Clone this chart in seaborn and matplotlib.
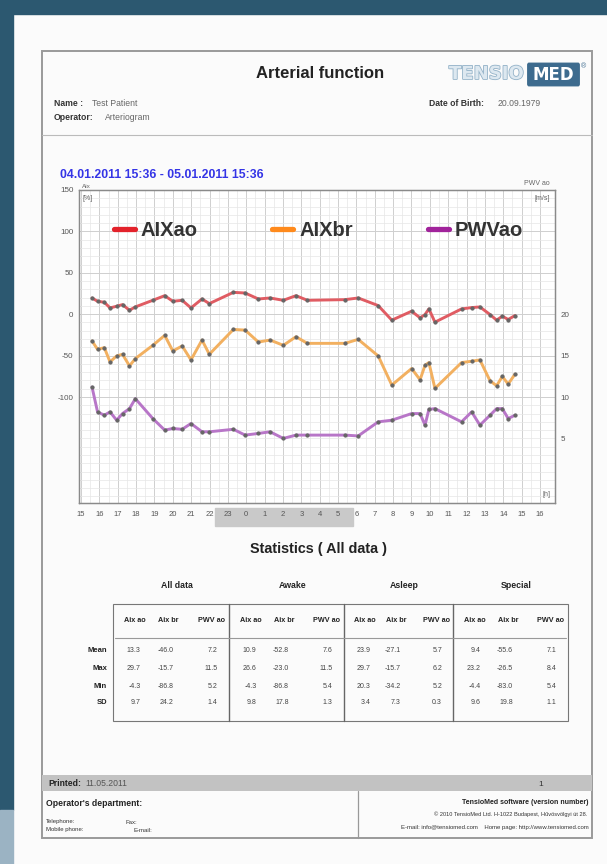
import matplotlib
matplotlib.use("Agg")
import matplotlib.pyplot as plt
import matplotlib.patheffects as pe
import seaborn as sns
import pandas as pd
from matplotlib.patches import Rectangle, FancyBboxPatch
from matplotlib.lines import Line2D

# measurement times (hours from midnight of 04.01.2011)
hours = [15.60, 15.90, 16.27, 16.58, 16.94, 17.26, 17.64, 17.96, 18.91, 19.56,
         20.00, 20.51, 20.99, 21.59, 21.99, 23.30, 23.94, 24.66, 25.30, 26.02,
         26.71, 27.33, 29.38, 30.10, 31.19, 31.93, 33.01, 33.47, 33.74, 33.95,
         34.28, 35.73, 36.28, 36.73, 37.28, 37.64, 37.95, 38.27, 38.64]
aix_ao = [19.6, 15.6, 14.4, 7.6, 9.6, 11.6, 4.8, 8.8, 16.8, 22.4,
          15.6, 16.8, 7.6, 18.4, 12.8, 26.4, 25.6, 18.4, 19.6, 16.8,
          22.4, 16.8, 17.6, 19.6, 10.4, -7.2, 3.6, -4.4, -0.4, 6.4,
          -9.6, 6.4, 8.0, 8.8, -0.4, -7.2, -2.4, -6.4, -1.6]
aix_br = [-32.4, -42.4, -40.4, -57.6, -50.4, -48.4, -62.4, -53.6, -37.6, -25.6,
          -44.4, -38.4, -55.2, -31.2, -48.4, -18.4, -19.2, -33.6, -31.2, -37.6,
          -27.2, -35.2, -35.2, -30.4, -50.4, -85.6, -65.6, -79.2, -61.6, -58.4,
          -89.6, -58.4, -56.8, -55.2, -80.4, -86.4, -75.2, -84.4, -72.4]
pwv_ao = [11.2, 8.2, 7.8, 8.2, 7.2, 8.0, 8.6, 9.8, 7.4, 6.0,
          6.2, 6.1, 6.8, 5.8, 5.8, 6.1, 5.4, 5.6, 5.8, 5.0,
          5.4, 5.4, 5.4, 5.3, 7.0, 7.2, 8.0, 8.0, 6.6, 8.5,
          8.6, 7.0, 8.2, 6.6, 7.8, 8.6, 8.6, 7.4, 7.8]
hour_ticks = list(range(15, 41))
night = (22.3, 29.8)

stat_groups = ["All data", "Awake", "Asleep", "Special"]
stat_cols = ["Aix ao", "Aix br", "PWV ao"]
stat_rows = ["Mean", "Max", "Min", "SD"]
stats_all = [[13.3, -46.0, 7.2], [29.7, -15.7, 11.5], [-4.3, -86.8, 5.2], [9.7, 24.2, 1.4]]
stats_awake = [[10.9, -52.8, 7.6], [26.6, -23.0, 11.5], [-4.3, -86.8, 5.4], [9.8, 17.8, 1.3]]
stats_asleep = [[23.9, -27.1, 5.7], [29.7, -15.7, 6.2], [20.3, -34.2, 5.2], [3.4, 7.3, 0.3]]
stats_special = [[9.4, -55.6, 7.1], [23.2, -26.5, 8.4], [-4.4, -83.0, 5.4], [9.6, 19.8, 1.1]]

sns.set_style("white")
plt.rcParams["font.family"] = ["Liberation Sans", "DejaVu Sans"]
plt.rcParams["axes.unicode_minus"] = False

W, H = 607, 864


def fx(px):
    return px / W


def fy(py):
    return 1 - py / H


def rect(fig, x0, y0, x1, y1, **kw):
    fig.add_artist(Rectangle((fx(x0), fy(y1)), (x1 - x0) / W, (y1 - y0) / H,
                             transform=fig.transFigure, **kw))


def hline(fig, x0, x1, y, **kw):
    fig.add_artist(Line2D([fx(x0), fx(x1)], [fy(y), fy(y)], transform=fig.transFigure, **kw))


def vline(fig, x, y0, y1, **kw):
    fig.add_artist(Line2D([fx(x), fx(x)], [fy(y0), fy(y1)], transform=fig.transFigure, **kw))


def txt(fig, x, y, s, **kw):
    kw.setdefault("va", "center")
    return fig.text(fx(x), fy(y), s, **kw)


fig = plt.figure(figsize=(W / 100, H / 100), dpi=100, facecolor="#fbfbfb")

# dark frame of the screenshot
rect(fig, 0, 0, 607, 14, color="#2c5870", zorder=0)
rect(fig, 0, 0, 13, 810, color="#2c5870", zorder=0)
rect(fig, 0, 810, 13, 864, color="#9bb3c3", zorder=0)

# page border
rect(fig, 42, 51, 592, 838, fill=False, ec="#9a9a9a", lw=1.4, zorder=1)

# header
txt(fig, 320, 74, "Arterial function", ha="center", fontsize=12, fontweight="bold", color="#222")
t = txt(fig, 449, 74, "TENSIO", ha="left", fontsize=13, fontweight="bold", color="#dde8f0",
        family="DejaVu Sans")
t.set_path_effects([pe.withStroke(linewidth=1.2, foreground="#93b2c8")])
fig.add_artist(FancyBboxPatch((fx(529), fy(84)), 49 / W, 19 / H, boxstyle="round,pad=0.002",
                              transform=fig.transFigure, color="#3d6b8e"))
txt(fig, 553.5, 74.5, "MED", ha="center", fontsize=12, fontweight="bold", color="white",
    family="DejaVu Sans")
txt(fig, 581, 67, "®", ha="left", fontsize=5, color="#3d6b8e")
txt(fig, 54, 104, "Name :", fontsize=6.2, fontweight="bold", color="#333")
txt(fig, 92, 104, "Test Patient", fontsize=6.2, color="#666")
txt(fig, 54, 118, "Operator:", fontsize=6.2, fontweight="bold", color="#333")
txt(fig, 105, 118, "Arteriogram", fontsize=6.2, color="#666")
txt(fig, 429, 104, "Date of Birth:", fontsize=6.2, fontweight="bold", color="#333")
txt(fig, 498, 104, "20.09.1979", fontsize=6.2, color="#666")
hline(fig, 42, 592, 135, color="#bbbbbb", lw=0.8)

txt(fig, 60, 175, "04.01.2011 15:36 - 05.01.2011 15:36", fontsize=8.8,
    fontweight="bold", color="#3434e6")

# chart
ax_l, ax_r, ax_t, ax_b = 79, 555, 190, 503
ax = fig.add_axes([fx(ax_l), fy(ax_b), (ax_r - ax_l) / W, (ax_b - ax_t) / H])
ylo, yhi = -228, 150
ax.set_xlim(14.89, 40.82)
ax.set_ylim(ylo, yhi)

df = pd.DataFrame({"hour": hours, "AIXao": aix_ao, "AIXbr": aix_br, "PWVao": pwv_ao})
mk = dict(marker="o", markersize=2.3, markerfacecolor="#666", markeredgecolor="#666")
sns.lineplot(data=df, x="hour", y="AIXao", ax=ax, color="#e05c63", lw=2.1, **mk)
sns.lineplot(data=df, x="hour", y="AIXbr", ax=ax, color="#f2b060", lw=2.1, **mk)

ax2 = ax.twinx()
ax2.set_ylim(20 + ylo / 10, 20 + yhi / 10)
sns.lineplot(data=df, x="hour", y="PWVao", ax=ax2, color="#b876c8", lw=2.1, **mk)
ax2.set_yticks([5, 10, 15, 20])
ax2.set_ylabel("")

ax.set_xticks(hour_ticks)
ax.set_xticklabels([str(h % 24) for h in hour_ticks])
ax.set_xticks([h + 0.5 for h in hour_ticks[:-1]], minor=True)
ax.set_yticks([-100, -50, 0, 50, 100, 150])
ax.set_yticks(range(-220, 150, 10), minor=True)
ax.grid(which="major", color="#cfcfcf", lw=0.7)
ax.grid(which="minor", color="#e6e6e6", lw=0.5)
ax.set_axisbelow(True)
ax.set_xlabel("")
ax.set_ylabel("")
for a in (ax, ax2):
    for s in a.spines.values():
        s.set_color("#8a8a8a")
        s.set_linewidth(0.9)
    a.tick_params(which="both", length=0, labelsize=5.8, colors="#555", pad=4)
ax.tick_params(axis="x", labelsize=5.5, pad=6)

# night period band behind hour labels
ax.add_patch(Rectangle((night[0], -0.075), night[1] - night[0], 0.06,
                       transform=ax.get_xaxis_transform(), color="#c9c9c9",
                       clip_on=False, zorder=0))

ax.text(0.007, 1.004, "Aix", transform=ax.transAxes, fontsize=4.6, color="#666", va="bottom")
ax.text(0.007, 0.985, "[%]", transform=ax.transAxes, fontsize=5, color="#666", va="top")
ax.text(0.99, 1.008, "PWV ao", transform=ax.transAxes, fontsize=5, color="#666",
        va="bottom", ha="right")
ax.text(0.99, 0.985, "[m/s]", transform=ax.transAxes, fontsize=5, color="#666",
        va="top", ha="right")
ax.text(0.99, 0.015, "[h]", transform=ax.transAxes, fontsize=5, color="#666",
        va="bottom", ha="right")

handles = [Line2D([], [], color=c, lw=3.8) for c in ("#e3222b", "#ff8a1c", "#a1239b")]
ax.legend(handles, ["AIXao", "AIXbr", "PWVao"], loc="center left", bbox_to_anchor=(0.0727, 0.872),
          ncol=3, prop={"size": 14.5, "weight": "bold"}, handlelength=1.05, handletextpad=0.3,
          columnspacing=3.7, frameon=False, borderaxespad=0, borderpad=0)
for tx in ax.get_legend().get_texts():
    tx.set_color("#333")

# statistics table
txt(fig, 319, 549, "Statistics ( All data )", ha="center", fontsize=10.4, fontweight="bold",
    color="#222")
seps = [113, 229, 344, 453, 568]
tt, tb = 604, 721
rect(fig, seps[0], tt, seps[-1], tb, fill=False, ec="#777", lw=0.8)
for sx in seps[1:-1]:
    vline(fig, sx, tt, tb, color="#666", lw=1.0)
hline(fig, seps[0] + 2, seps[-1] - 2, 638, color="#999", lw=0.8)
row_y = [650, 668, 686, 703]
for r, ry in zip(stat_rows, row_y):
    txt(fig, 107, ry, r, ha="right", fontsize=5.5, fontweight="bold", color="#222")
for g, block, x0, x1 in zip(stat_groups, [stats_all, stats_awake, stats_asleep, stats_special],
                            seps[:-1], seps[1:]):
    w = x1 - x0
    txt(fig, x0 + 0.55 * w, 586, g, ha="center", fontsize=6.3, fontweight="bold", color="#222")
    for c, f in zip(stat_cols, [0.19, 0.48, 0.85]):
        txt(fig, x0 + f * w, 620, c, ha="center", fontsize=5.2, fontweight="bold", color="#222")
    for row, ry in zip(block, row_y):
        for v, f in zip(row, [0.24, 0.52, 0.90]):
            txt(fig, x0 + f * w, ry, f"{v:.1f}", ha="right", fontsize=5, color="#444")

# footer
rect(fig, 42, 775, 592, 791, color="#c2c2c2", lw=0)
txt(fig, 48, 783.5, "Printed:", fontsize=6.2, fontweight="bold", color="#222")
txt(fig, 85, 783.5, "11.05.2011", fontsize=6.2, color="#555")
txt(fig, 541, 784, "1", ha="center", fontsize=6, color="#333")
vline(fig, 358, 791, 838, color="#999", lw=0.9)
txt(fig, 46, 803, "Operator's department:", fontsize=6.2, fontweight="bold", color="#222")
txt(fig, 46, 822, "Telephone:", fontsize=4.3, color="#333")
txt(fig, 46, 830, "Mobile phone:", fontsize=4.3, color="#333")
txt(fig, 125, 822, "Fax:", fontsize=4.3, color="#333")
txt(fig, 133, 830, "E-mail:", fontsize=4.3, color="#333")
txt(fig, 589, 803, "TensioMed software (version number)", ha="right", fontsize=5,
    fontweight="bold", color="#222")
txt(fig, 587, 814, "© 2010 TensioMed Ltd. H-1022 Budapest, Hűvösvölgyi út 28.", ha="right",
    fontsize=4.1, color="#333")
txt(fig, 589, 827, "E-mail: info@tensiomed.com    Home page: http://www.tensiomed.com", ha="right",
    fontsize=4.3, color="#333")

fig.savefig("out.png", dpi=100, facecolor=fig.get_facecolor())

▶ [AIM OF THE EXERCISE]
Output exactly the span of lines from the top of the listing through the line holding "from matplotlib.lines import Line2D", and leave every picture out.

▶ [SOLUTION TO THIS EXERCISE]
Clone this chart in seaborn and matplotlib.
import matplotlib
matplotlib.use("Agg")
import matplotlib.pyplot as plt
import matplotlib.patheffects as pe
import seaborn as sns
import pandas as pd
from matplotlib.patches import Rectangle, FancyBboxPatch
from matplotlib.lines import Line2D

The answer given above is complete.